SDF, histoire de s’en sortir

Tennah BELMILOUD & Jean-Pierre CUISINIER, Cherche-Midi Editeur, 1996, 177 p.

Voilà un récit plein de charme, d’humour et d’optimisme qui se lit avec un extrême plaisir.
L’univers de la galère se décline le plus souvent sur le ton de la gravité et du désespoir. Pourtant, tout au long des pages de ce livre, les sdf n’inspirent ni pitié ni condescendance, mais bien plutôt respect et sentiment de solidarité.
 
Tennah Belmiloud est travailleur social. Il se bat pour tenter de réinsérer ceux que les accidents de la vie ont marginalisés. Pour ce faire, il a participé à la création en 1991 d’ARES (Association de Réinsertion Economique et Sociale). Cette entreprise d’intérim d’insertion propose de courtes missions aux sdf désirant travailler. Le travail temporaire offre une souplesse permettant de faux départs et une meilleure maîtrise des erreurs. Mais, attention, il ne s’agit pas de s’apitoyer sur le sort de la personne errante: « lui demander ce qu’on exige des autres, c’est lui reconnaître une valeur humaine » explique l’auteur. Ce ne sont pas les règles du marché du travail qui doivent changer, mais bien à elle de s’adapter, rajoute-t-il. Si Tennah se montre parfois dur, c’est qu’il a conscience des enjeux: on n’entre jamais durablement dans le monde du travail avec un mental de sdf. « De la marge à la page, il y a une ligne rouge à franchir. Une rupture sans retour. Cela se vit comme un deuil. On doit abandonner un monde pour un autre, se sentir renaître dans un nouvel univers » (p.154).
Le récit qui nous est livré ici est avant tout celui de l’espoir. Sur 300 personnes reçues, 110 ont pu se réintégrer. Mais les morceaux d’existence qui sont égrenés ne sont pas seulement ceux des exclus. S’entremêlent aussi ceux de la vie de l’auteur qui a vécu lui aussi la galère.
Ainsi, s’articule l’expédition épique d’ARES et de ses travailleurs temporaires vers Toulon pour le nettoyage d’un village-vacances et les souvenirs d’enfance d’un Tennah placé à 14 ans dans une maison de redressement digne du XIXème siècle. Puis vient cette mission au théâtre du Châtelet alternant avec le récit de la clandestinité vécue il y a de cela quelques années par un auteur placé sous la menace d’une expulsion du territoire français. Sans oublier l’inénarrable épisode des vacances de neige avec un groupe à peine sorti de l’errance que vient éclairer l’expérience que Tennah a voulu vivre: vivre dans la rue pendant quelques semaines avec quelques dizaines de Francs en poche.
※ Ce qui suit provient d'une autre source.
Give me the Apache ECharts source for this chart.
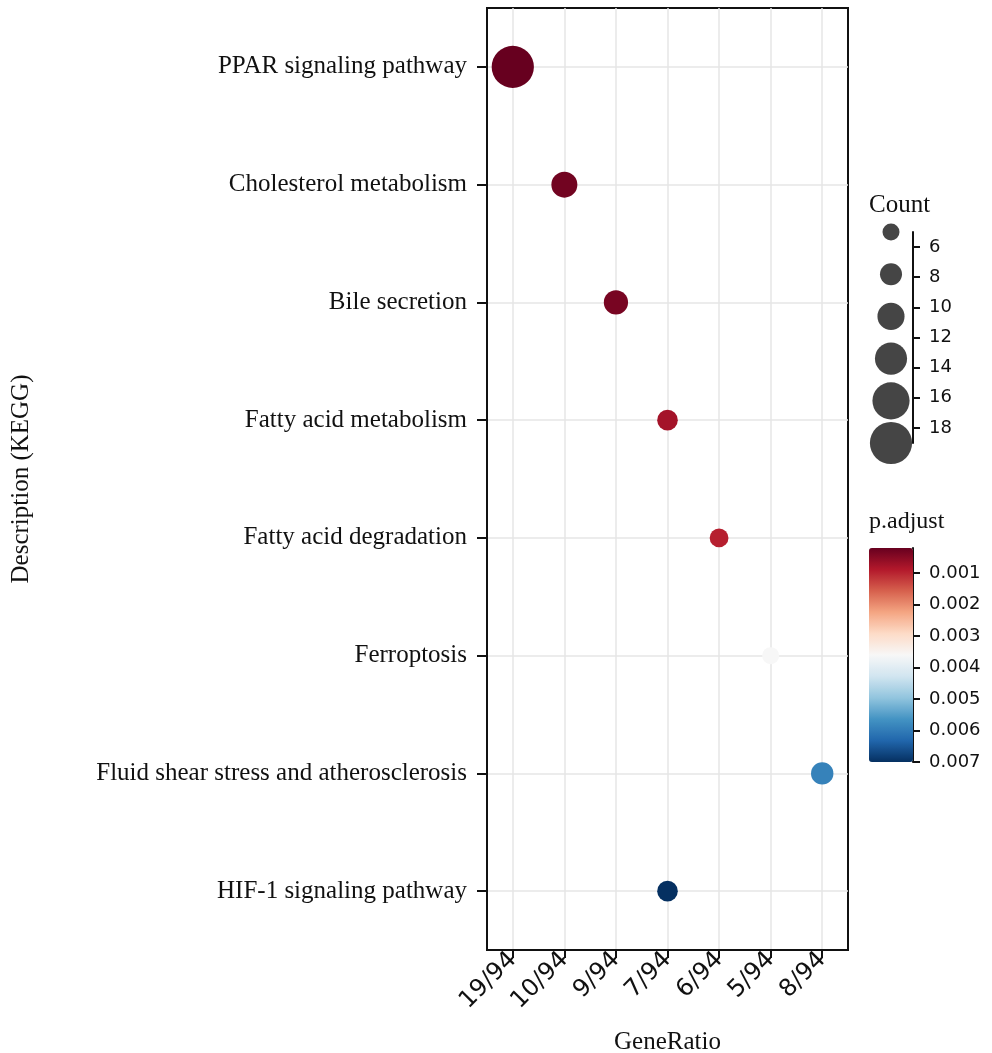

Les journées de marche dans Paris, le froid, la faim, le manque de sommeil, l’insécurité sont alors des enseignements qui donnent encore plus envie d’aider les compagnons d’infortune qui restent dans la galère. Mais qu’il est dur de franchir le pas, à l’image de gégé qui n’arrive pas à  intégrer les nouvelles relations de collègues de travail où se mêlent convivialité et amitié ou encore bob ne supportant pas de vivre dans sa chambre d’hôtel et passant sa nuit sur le banc d’en face.
Message optimiste et réconfortant à lire absolument.